As a retired carpenter, I'll say that the milled material depicted in this photo is amazing for the period. The first floor concrete base is surprisingly left exposed, but one could suppose they did not have the elaborate methods we employ in modern construction to connect sheathing to concrete. All in all, most impressive given the lack of modern equipment. What a painting nightmare it must have been given the moist climate.

Royal legacy

The Royal Poinciana was directly west of the current Breakers on the lake side of Palm Beach.

The Breakers burned twice and almost took the Poinciana with it. The current Breakers was completed in 1926.

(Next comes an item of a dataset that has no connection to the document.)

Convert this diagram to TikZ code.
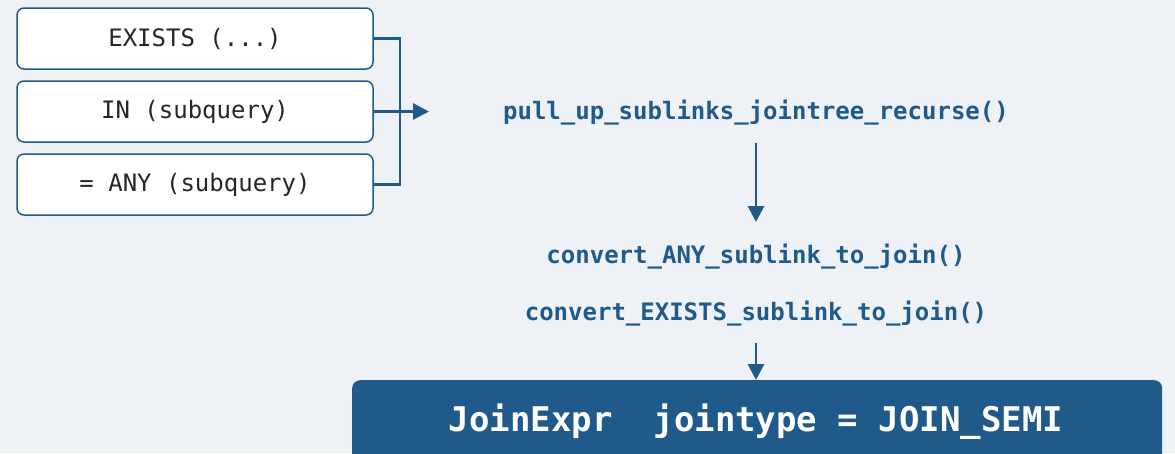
\documentclass[tikz,border=0pt]{standalone}
\usepackage{fontspec}
\setmonofont{DejaVu Sans Mono}
\usetikzlibrary{arrows.meta}
\definecolor{bg}{HTML}{EEF2F6}
\definecolor{navy}{HTML}{1F5A8A}
\tikzset{
  srcbox/.style={draw=navy, line width=1.5pt, fill=white, rounded corners=7pt,
    minimum width=356pt, minimum height=61pt, inner sep=0pt,
    font=\ttfamily\fontsize{24}{28}\selectfont, text=black!85},
  fnlabel/.style={font=\ttfamily\bfseries\fontsize{24}{28}\selectfont, text=navy, inner sep=0pt},
  conn/.style={draw=navy, line width=2.8pt},
  arr/.style={conn, -{Triangle[length=16pt, width=16pt]}},
  result/.style={fill=navy, rounded corners=8pt, minimum width=810pt, minimum height=100pt,
    inner sep=0pt, anchor=north west}
}
\begin{document}
\begin{tikzpicture}[x=1pt, y=-1pt]
\useasboundingbox (0,0) rectangle (1175,453);
\clip (0,0) rectangle (1175,453);
\fill[bg] (0,0) rectangle (1175,453);
\node[srcbox] (ex) at (195,38.5) {EXISTS (...)};
\node[srcbox] (in) at (195,111.5) {IN (subquery)};
\node[srcbox] (any) at (195,184.5) {= ANY (subquery)};
\coordinate (j1) at (400,38.5);
\coordinate (j2) at (400,184.5);
\coordinate (tip) at (429,111.5);
\draw[conn] (ex.east) -- (j1) -- (j2) -- (any.east);
\draw[arr] (in.east) -- (tip);
\node[fnlabel] (pull) at (756,113) {pull\_up\_sublinks\_jointree\_recurse()};
\node[fnlabel] (cany) at (756,257) {convert\_ANY\_sublink\_to\_join()};
\node[fnlabel] (cex) at (756,314) {convert\_EXISTS\_sublink\_to\_join()};
\node[result] (res) at (352,380) {};
\node[font=\ttfamily\bfseries\fontsize{34}{40}\selectfont, text=white, inner sep=0pt] (restext) at (756,422) {JoinExpr\ \ jointype = JOIN\_SEMI};
\coordinate (a1s) at (756,143);
\coordinate (a1e) at (756,222);
\draw[arr] (a1s) -- (a1e);
\coordinate (a2s) at (756,343);
\draw[arr] (a2s) -- (res.north -| a2s);
\end{tikzpicture}
\end{document}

More than 500 local homes were built from pieces of the Royal Poinciana including a large church made from bricks from the chimneys.

West Coast Body Double

The long-gone Royal Poinciana was the kind of grand resort hotel that Billy Wilder had in mind for the locale of "Some Like It Hot," but by 1958, Palm Beach was so redeveloped that it could no longer play itself as it had been in the 1920s. But the 1888 Hotel del Coronado was just 120 miles south of Hollywood, and the largest surviving wood frame hotel on the West Coast. This 1958 production still of Marilyn Monroe and her make-up man Whitey Snyder shows the family resemblance between the two hotels.

Well Razed

It's amazing that this huge wooden structure never burned but instead was torn down in 1934.

Look at the size of that thing!

It was gigantic. Such a shame it was torn down.

Sho' Nuff

Yup, the same palm trees they grow back east.